I have to do this for BJ.  More accurately, I have to do it for the person that we were between the two of us.  I lost BJ, and I lost us.

I don’t know which is the harder blow.

Anyway.

I hope to see you tomorrow.  If not in body, then pop in and say hi here.  Take from this, what many others have, which is the knowledge that the people you love, the people that matter, are right there.

They’re right there.

9 Responses to “Almost bedtime”



  1. Jane Says:

    Listen to your own words.
    You have not lost BJ.
    You have not lost what the two of you represent. An amazing love.
    It’s all right THERE.

  2. Vader Says:

    I have to go into work so I will not be able to stay the whole time in the morning . but I took the evening off so I could be there in the evening . sorry for being a dork on the last comment and not using this name

  3. Little Miss Says:

    Your post brought tears to my eyes, AT. I wish you strength for what lies ahead tomorrow and on Sunday? A day of peace and rest. You deserve that. I’ll be thinking of you as I fill my kitchen with white daisies in honor of your sweet wife. All my best. LM

  4. Mrs. Daco Says:

    You will need the rest. I hope you can get plenty. Mr. Daco and I will be there tomorrow, and of couse I will want a hug. You have been very storng. More strong than I have ever seen when there is a death of a loved one. You are a good example for your boys. I bet they will grow up to be good strong men.

  5. Califdudes Says:

    I will hold my people tight tomorrow, right there next to my heart. I do wish we could join you in the evening. My husband is dying to meet you, he seems to think you and I have a similar “sense” of humor and something or other about strength (or was it control?). The day will begin and the day will end and you will get through it.

    Prayers to you all day from here
    Vickie, et al
    PS I am beginning to think daily tears are good for my complexion, thanks!

  6. hannah Says:

    Hi AT.

    You still don’t know me…

    I want to tell you that everyting will be fine and I want to be able to know that’s true. For now I’ll just wish it very, very hard and keep you in my prayers all today and tomorrow.

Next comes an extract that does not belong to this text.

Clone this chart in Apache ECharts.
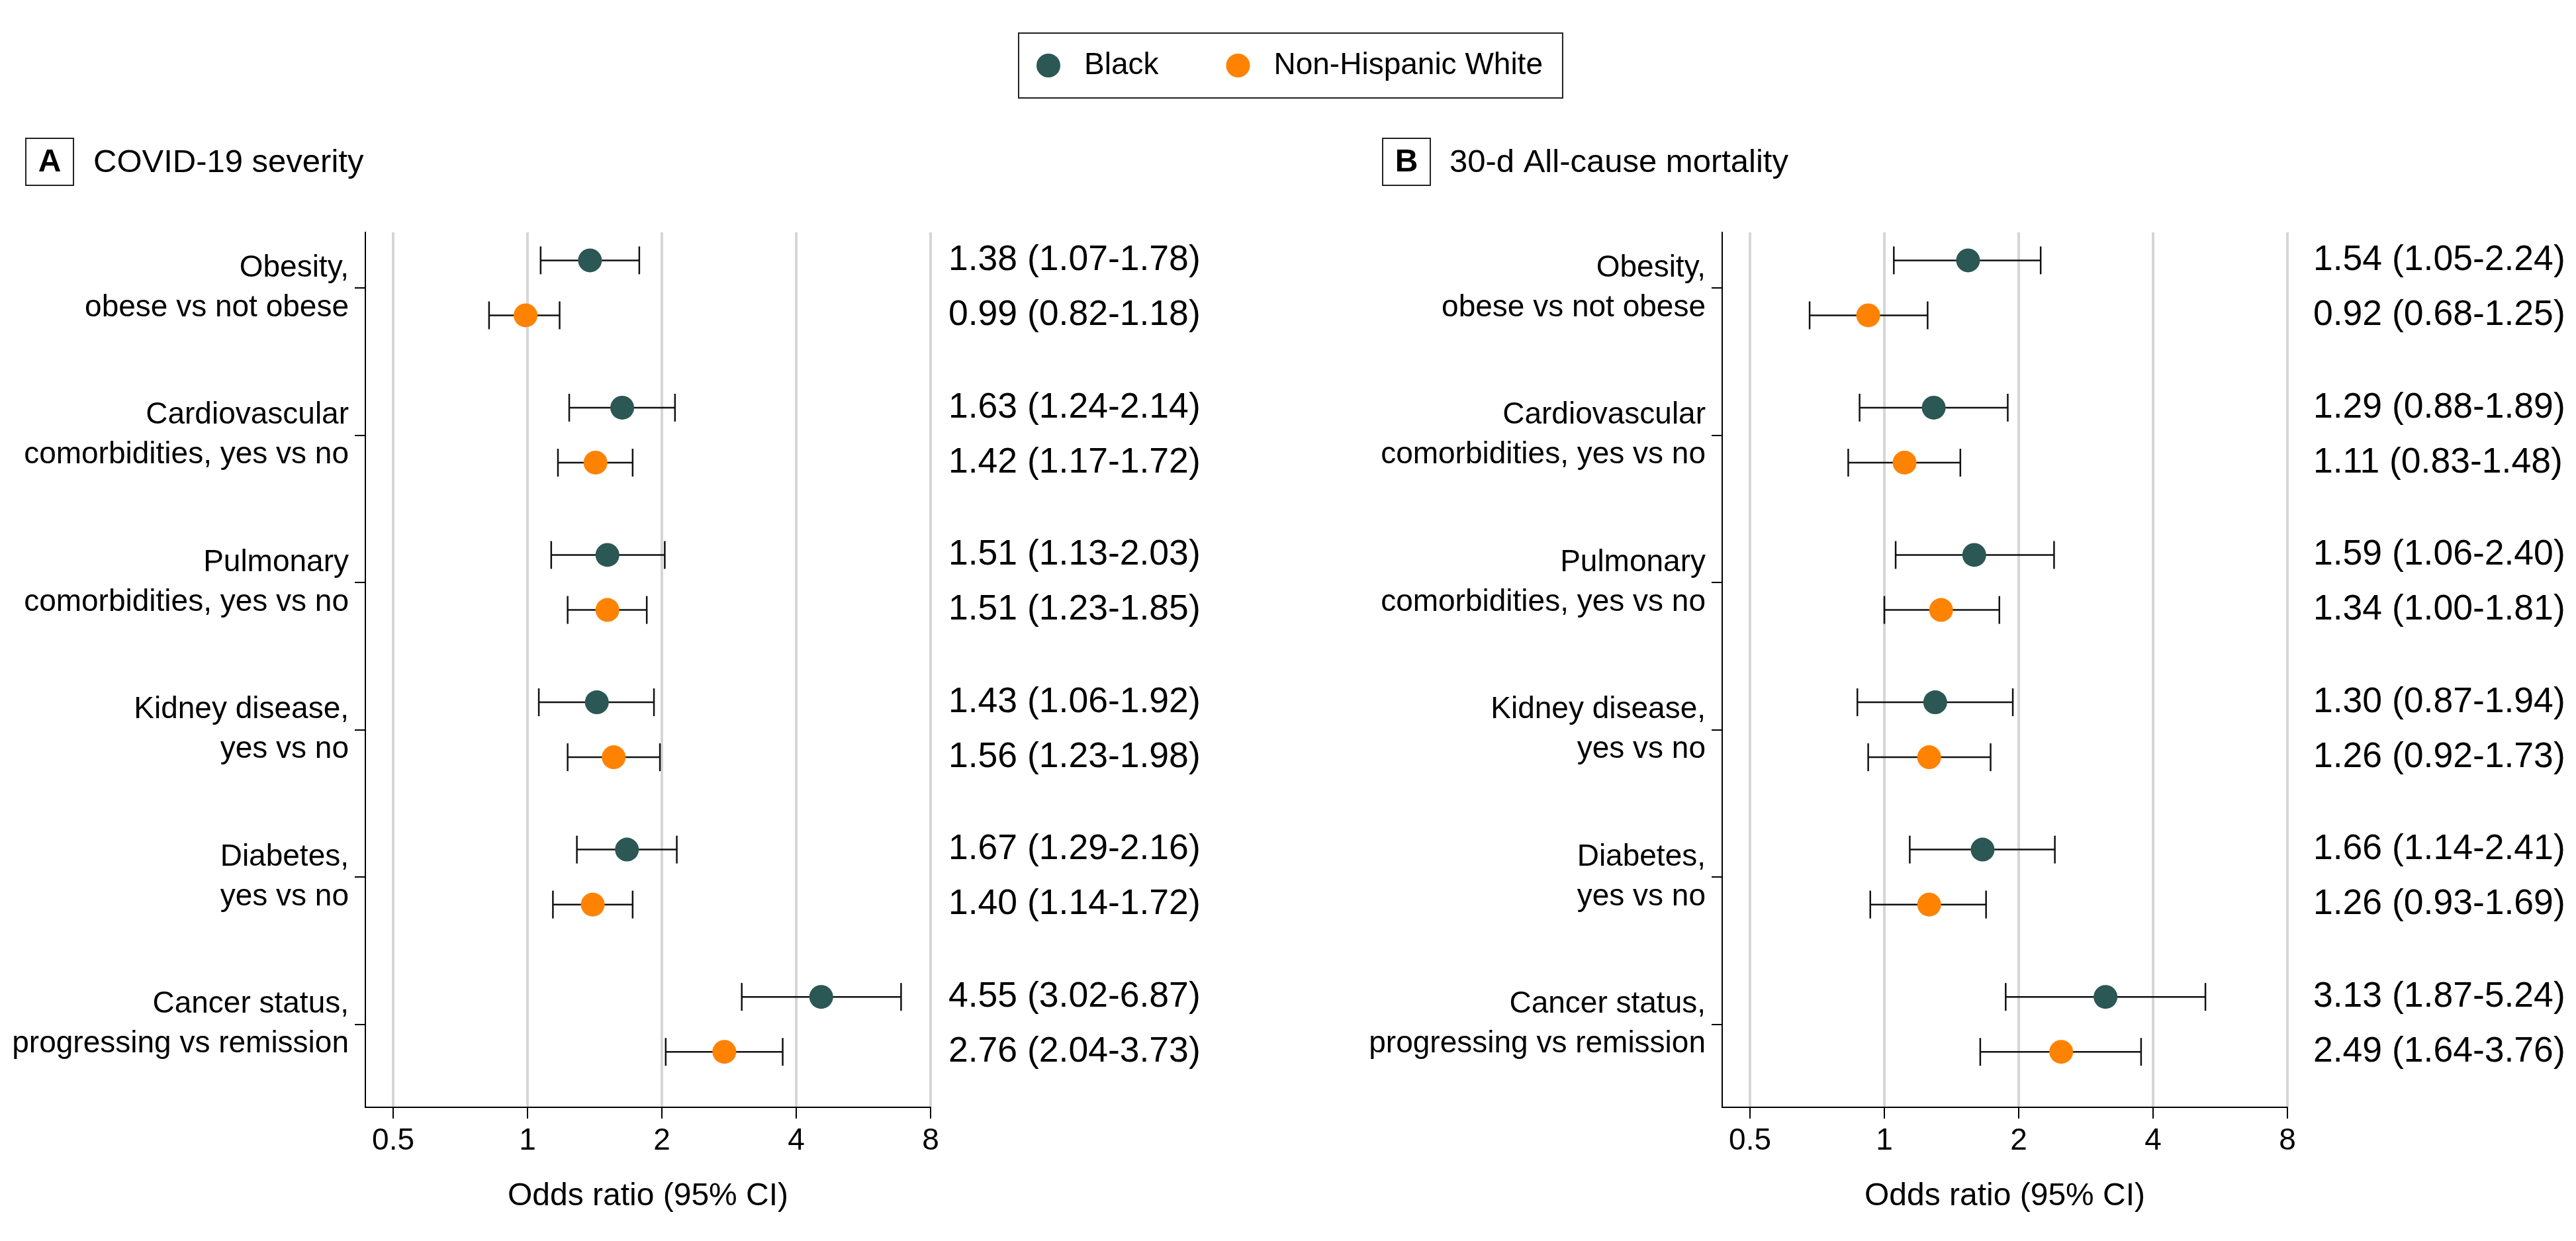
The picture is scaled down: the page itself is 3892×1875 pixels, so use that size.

Keep writing.

    hannah

  7. Denette Says:

    It is like the two of you did make a whole ‘nother person. I’ve always refered to the two of you as “BJ and AT” but your real name instead. Even when talking about just BJ I would say, “BJ, you know, “BJ and AT” BJ? I still refer to the two of you that way. As BJ and AT. It still feels right. I guess I always will.

  8. Michelle Says:

    AT good luck tomorrow, it will be hard but you will get through it with BJ’s help. Reading your posts about your life together and your love has brought many tears to my eyes. I only wish that more people in the world could find a love like the one that you and BJ shared together. I believe that true soulmate love survies all, even death. She will always be with you and the boys watching out after all of you. BJ was a wonderful soul and will remain alive in your hearts and memories.

    You have touched many people with your stories, and made a lot of people think differently about life and love, myself included. I wish I could share in your day with you and your family, but it would be a long trip from Calgary! But my thoughts and prayers will be with you, MastaG, Pigpen and all the others tomorrow.

  9. The Bosphorus Says:

    “More accurately, I have to do it for the person that we were between the two of us. I lost BJ, and I lost us.”